Reproduce the listing below without changes, except that pictures are left out.

++++ PROVIDED RECORDS

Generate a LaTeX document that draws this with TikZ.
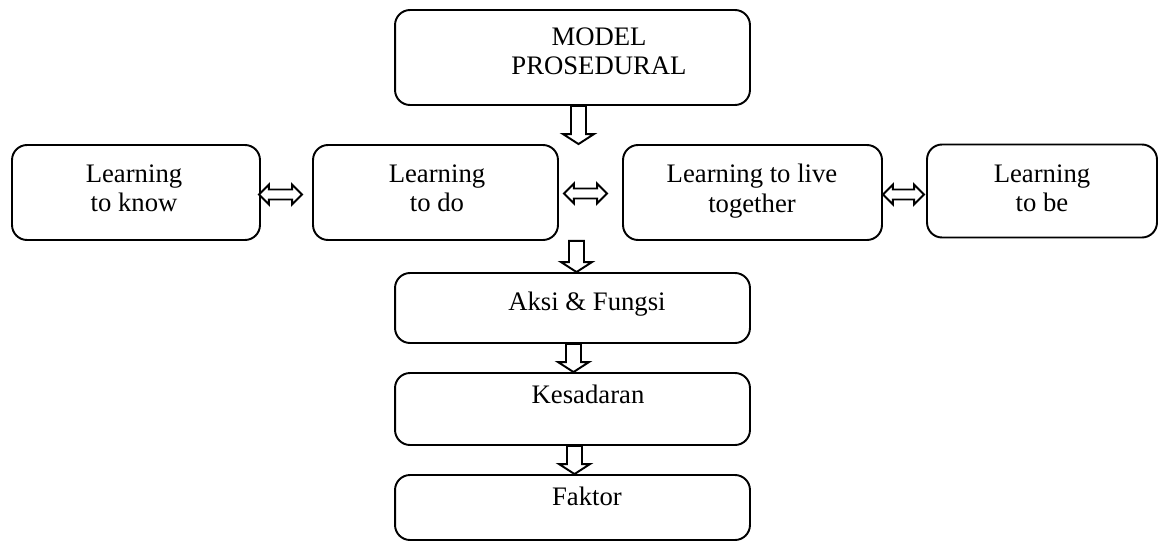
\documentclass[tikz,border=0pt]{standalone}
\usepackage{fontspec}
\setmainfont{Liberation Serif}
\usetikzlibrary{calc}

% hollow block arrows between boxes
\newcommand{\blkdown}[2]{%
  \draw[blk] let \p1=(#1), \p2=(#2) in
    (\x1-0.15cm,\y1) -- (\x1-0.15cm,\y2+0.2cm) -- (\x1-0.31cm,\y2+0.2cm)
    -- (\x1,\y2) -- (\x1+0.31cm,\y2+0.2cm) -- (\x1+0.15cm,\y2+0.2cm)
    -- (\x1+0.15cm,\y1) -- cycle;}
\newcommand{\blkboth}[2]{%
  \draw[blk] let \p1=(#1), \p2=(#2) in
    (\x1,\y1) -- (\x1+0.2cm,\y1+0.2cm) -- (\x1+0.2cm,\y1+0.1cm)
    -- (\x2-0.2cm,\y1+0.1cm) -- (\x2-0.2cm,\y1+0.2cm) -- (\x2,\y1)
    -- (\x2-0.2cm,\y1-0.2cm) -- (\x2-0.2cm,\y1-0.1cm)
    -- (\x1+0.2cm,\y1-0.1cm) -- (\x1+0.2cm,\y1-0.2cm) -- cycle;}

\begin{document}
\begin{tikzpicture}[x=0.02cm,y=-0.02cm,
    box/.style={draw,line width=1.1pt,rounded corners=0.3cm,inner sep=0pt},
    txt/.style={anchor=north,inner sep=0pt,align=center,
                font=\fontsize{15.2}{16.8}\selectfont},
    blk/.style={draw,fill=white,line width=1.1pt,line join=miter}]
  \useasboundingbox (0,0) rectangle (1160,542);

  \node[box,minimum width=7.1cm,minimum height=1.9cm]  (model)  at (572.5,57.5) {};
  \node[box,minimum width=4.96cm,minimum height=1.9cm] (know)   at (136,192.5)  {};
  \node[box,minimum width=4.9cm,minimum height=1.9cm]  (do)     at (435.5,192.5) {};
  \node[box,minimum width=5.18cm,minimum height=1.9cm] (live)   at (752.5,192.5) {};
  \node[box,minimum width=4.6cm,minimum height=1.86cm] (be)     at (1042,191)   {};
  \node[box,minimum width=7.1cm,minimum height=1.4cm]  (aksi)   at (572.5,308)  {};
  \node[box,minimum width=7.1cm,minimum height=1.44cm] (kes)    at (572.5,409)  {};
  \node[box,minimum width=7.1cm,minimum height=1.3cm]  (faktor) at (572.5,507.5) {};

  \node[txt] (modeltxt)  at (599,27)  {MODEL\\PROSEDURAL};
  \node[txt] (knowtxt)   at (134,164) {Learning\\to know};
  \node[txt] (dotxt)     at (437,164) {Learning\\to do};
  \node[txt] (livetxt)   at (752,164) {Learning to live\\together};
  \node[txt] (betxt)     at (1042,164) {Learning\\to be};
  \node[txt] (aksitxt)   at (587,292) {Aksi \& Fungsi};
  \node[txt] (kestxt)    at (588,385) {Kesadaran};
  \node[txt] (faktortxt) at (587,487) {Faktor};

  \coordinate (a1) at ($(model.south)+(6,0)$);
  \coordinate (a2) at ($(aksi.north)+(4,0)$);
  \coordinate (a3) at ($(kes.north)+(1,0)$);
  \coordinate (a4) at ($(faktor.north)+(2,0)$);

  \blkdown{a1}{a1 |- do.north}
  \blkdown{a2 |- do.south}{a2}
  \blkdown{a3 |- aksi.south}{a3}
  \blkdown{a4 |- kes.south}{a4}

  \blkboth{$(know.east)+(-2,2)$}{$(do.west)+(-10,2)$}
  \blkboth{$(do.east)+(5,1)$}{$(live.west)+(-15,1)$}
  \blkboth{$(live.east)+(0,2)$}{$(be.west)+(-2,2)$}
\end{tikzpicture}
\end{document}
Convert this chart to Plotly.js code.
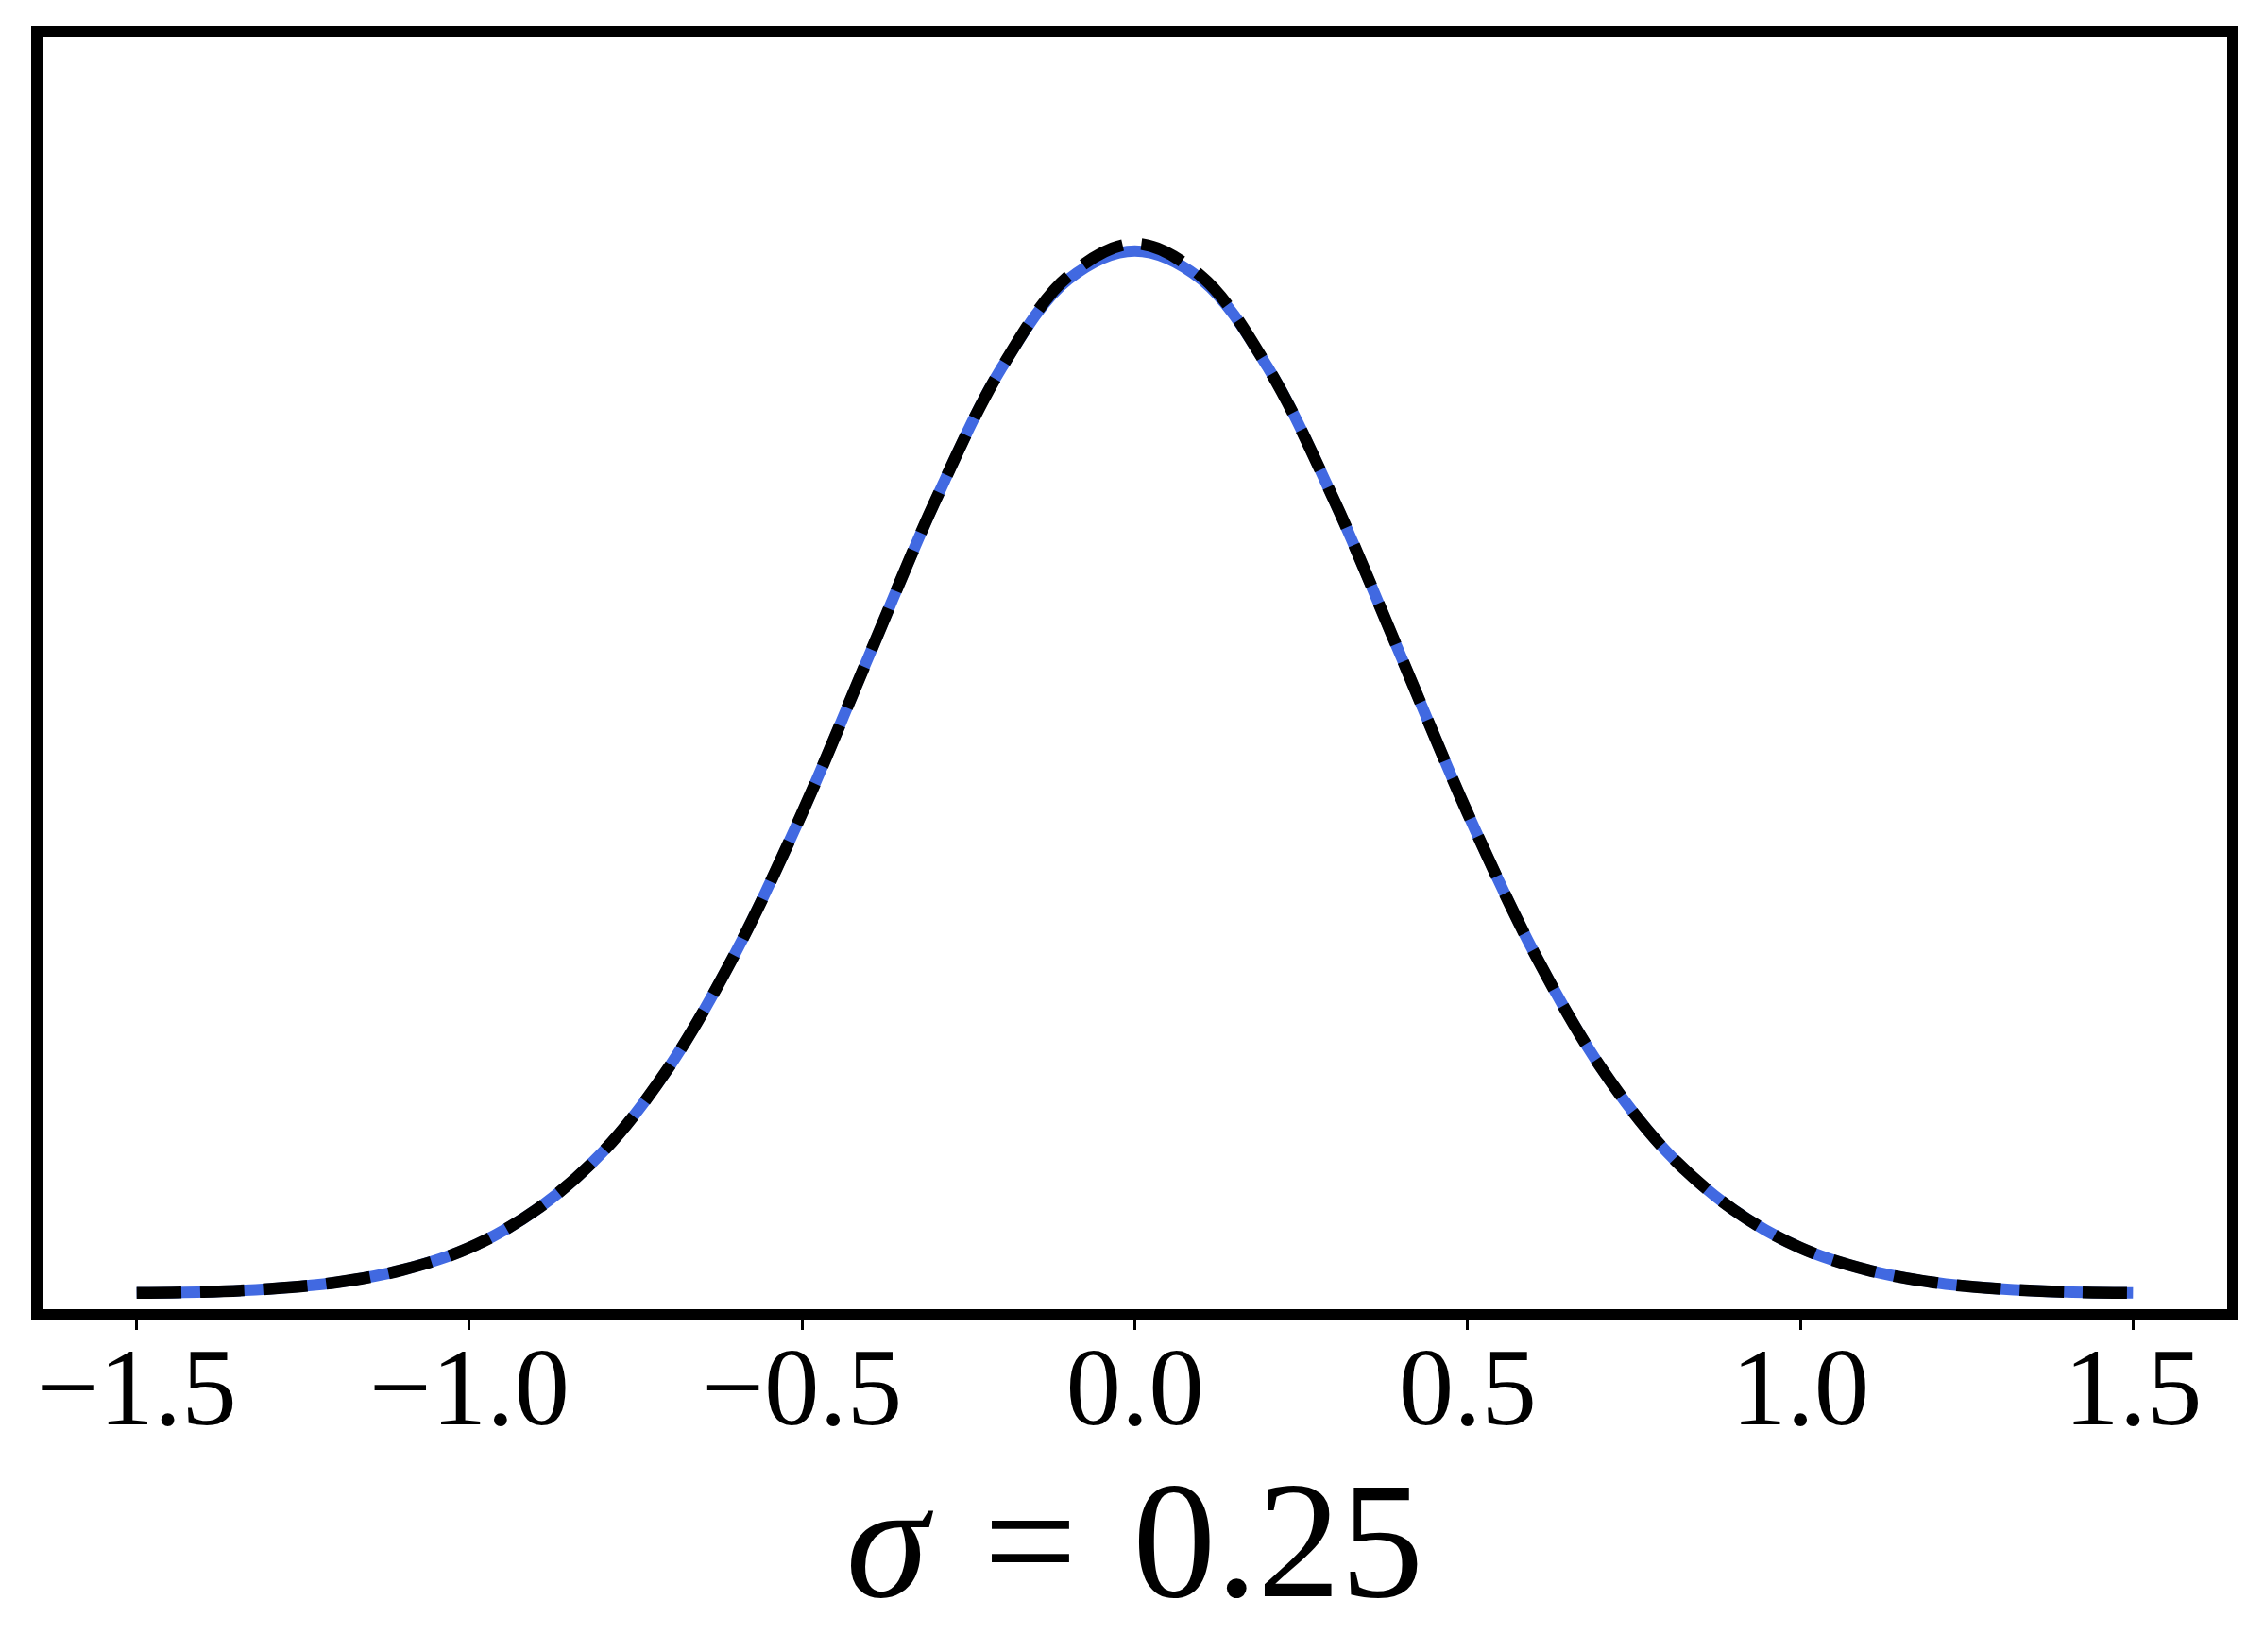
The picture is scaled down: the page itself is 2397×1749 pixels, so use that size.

++++++++

● OUTPUT FOR THIS EXERCISE:
Generate a LaTeX document that draws this with TikZ.
\documentclass[tikz,border=0pt]{standalone}
\usepackage{fontspec}
\setmainfont{Liberation Serif}
\usetikzlibrary{calc}

% hollow block arrows between boxes
\newcommand{\blkdown}[2]{%
  \draw[blk] let \p1=(#1), \p2=(#2) in
    (\x1-0.15cm,\y1) -- (\x1-0.15cm,\y2+0.2cm) -- (\x1-0.31cm,\y2+0.2cm)
    -- (\x1,\y2) -- (\x1+0.31cm,\y2+0.2cm) -- (\x1+0.15cm,\y2+0.2cm)
    -- (\x1+0.15cm,\y1) -- cycle;}
\newcommand{\blkboth}[2]{%
  \draw[blk] let \p1=(#1), \p2=(#2) in
    (\x1,\y1) -- (\x1+0.2cm,\y1+0.2cm) -- (\x1+0.2cm,\y1+0.1cm)
    -- (\x2-0.2cm,\y1+0.1cm) -- (\x2-0.2cm,\y1+0.2cm) -- (\x2,\y1)
    -- (\x2-0.2cm,\y1-0.2cm) -- (\x2-0.2cm,\y1-0.1cm)
    -- (\x1+0.2cm,\y1-0.1cm) -- (\x1+0.2cm,\y1-0.2cm) -- cycle;}

\begin{document}
\begin{tikzpicture}[x=0.02cm,y=-0.02cm,
    box/.style={draw,line width=1.1pt,rounded corners=0.3cm,inner sep=0pt},
    txt/.style={anchor=north,inner sep=0pt,align=center,
                font=\fontsize{15.2}{16.8}\selectfont},
    blk/.style={draw,fill=white,line width=1.1pt,line join=miter}]
  \useasboundingbox (0,0) rectangle (1160,542);

  \node[box,minimum width=7.1cm,minimum height=1.9cm]  (model)  at (572.5,57.5) {};
  \node[box,minimum width=4.96cm,minimum height=1.9cm] (know)   at (136,192.5)  {};
  \node[box,minimum width=4.9cm,minimum height=1.9cm]  (do)     at (435.5,192.5) {};
  \node[box,minimum width=5.18cm,minimum height=1.9cm] (live)   at (752.5,192.5) {};
  \node[box,minimum width=4.6cm,minimum height=1.86cm] (be)     at (1042,191)   {};
  \node[box,minimum width=7.1cm,minimum height=1.4cm]  (aksi)   at (572.5,308)  {};
  \node[box,minimum width=7.1cm,minimum height=1.44cm] (kes)    at (572.5,409)  {};
  \node[box,minimum width=7.1cm,minimum height=1.3cm]  (faktor) at (572.5,507.5) {};

  \node[txt] (modeltxt)  at (599,27)  {MODEL\\PROSEDURAL};
  \node[txt] (knowtxt)   at (134,164) {Learning\\to know};
  \node[txt] (dotxt)     at (437,164) {Learning\\to do};
  \node[txt] (livetxt)   at (752,164) {Learning to live\\together};
  \node[txt] (betxt)     at (1042,164) {Learning\\to be};
  \node[txt] (aksitxt)   at (587,292) {Aksi \& Fungsi};
  \node[txt] (kestxt)    at (588,385) {Kesadaran};
  \node[txt] (faktortxt) at (587,487) {Faktor};

  \coordinate (a1) at ($(model.south)+(6,0)$);
  \coordinate (a2) at ($(aksi.north)+(4,0)$);
  \coordinate (a3) at ($(kes.north)+(1,0)$);
  \coordinate (a4) at ($(faktor.north)+(2,0)$);

  \blkdown{a1}{a1 |- do.north}
  \blkdown{a2 |- do.south}{a2}
  \blkdown{a3 |- aksi.south}{a3}
  \blkdown{a4 |- kes.south}{a4}

  \blkboth{$(know.east)+(-2,2)$}{$(do.west)+(-10,2)$}
  \blkboth{$(do.east)+(5,1)$}{$(live.west)+(-15,1)$}
  \blkboth{$(live.east)+(0,2)$}{$(be.west)+(-2,2)$}
\end{tikzpicture}
\end{document}
Convert this chart to Plotly.js code.
The picture is scaled down: the page itself is 2397×1749 pixels, so use that size.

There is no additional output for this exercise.